Since Circulant Matrix is composed by shifting forward the first row of the matrix one could see that any Circulant Matrix $ C $ with its first row given by $ c $ can be built as following:
$$ C = \sum_{k = 1}^{n} {c}_{k} {\Pi}^{k - 1} $$
Namely, this Shift Forward matrix is the basis of Circulant Matrices.
Hence, just like we build Fourier Series Coefficients by projection onto the basis, given a Matrix $ A $ we can create its projection by:
$$ {a}_{k} = \frac{1}{n} \left \langle A, {\Pi}^{k - 1} \right \rangle, \; k \in \left\{ 1, 2, \ldots, n \right\} $$
Where $ \left \langle \cdot, \cdot \right \rangle $ is the Frobenius Inner Product - $ \left \langle A, B \right \rangle = {A}^{H} B $.  
Then the Circulant Matrix closest to A is given by:
$$ {P}_{\mathcal{C}^{n}} \left( A \right) = \sum_{k = 1}^{n} {a}_{k} {\Pi}^{k - 1} $$
The funny thing is this gives me better result than my solution above even if I allow Complex Matrices (Which means something isn't right).
A: Solution 002
Since $ X $ is Circulant Matrix it is diagonalizable by the DFT Matrix.

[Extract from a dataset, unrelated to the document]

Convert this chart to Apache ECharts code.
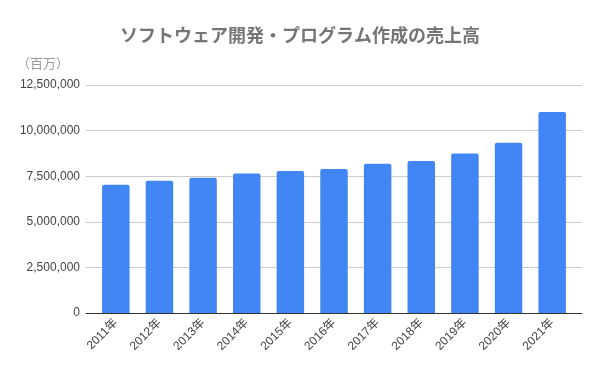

Hence $ X = {F}^{H} \operatorname{diag} \left( x \right) F $ where $ x $ is the Fourier Transform of the first row of $ X $.
Now, Since $ F $ is Unitary Matrix and our objective function is Euclidean Distance which is invariant to multiplication by Unitary Matrix the problem can be rewritten as following:
$$ \arg \min_{X \in \mathcal{C}_{n} } \frac{1}{2} {\left\| X - Y \right\|}_{F}^{2} = \arg \min_{X \in \mathcal{C}_{n} } \frac{1}{2} {\left\| F X {F}^{H} - F Y {F}^{H} \right\|}_{F}^{2} = \arg \min_{x \in \mathbb{C}^{n} } \frac{1}{2} {\left\| \operatorname{diag} \left( x \right) - F Y {F}^{H} \right\|}_{F}^{2} $$
The above is clearly minimized by $ {x}_{i} = {\left( F Y {F}^{H} \right)}_{ii} $.
Namely $ x $ is the diagonal of $ F Y {F}^{H} $.  
To generate the corresponding Real Circulant Matrix one should use the same deocmposition:
$$ X = {F}^{H} \operatorname{diag} \left( x \right) F $$
In cases $ Y $ is real matrix the above will yield a real matrix as well (Up to numerical issues due to quantization).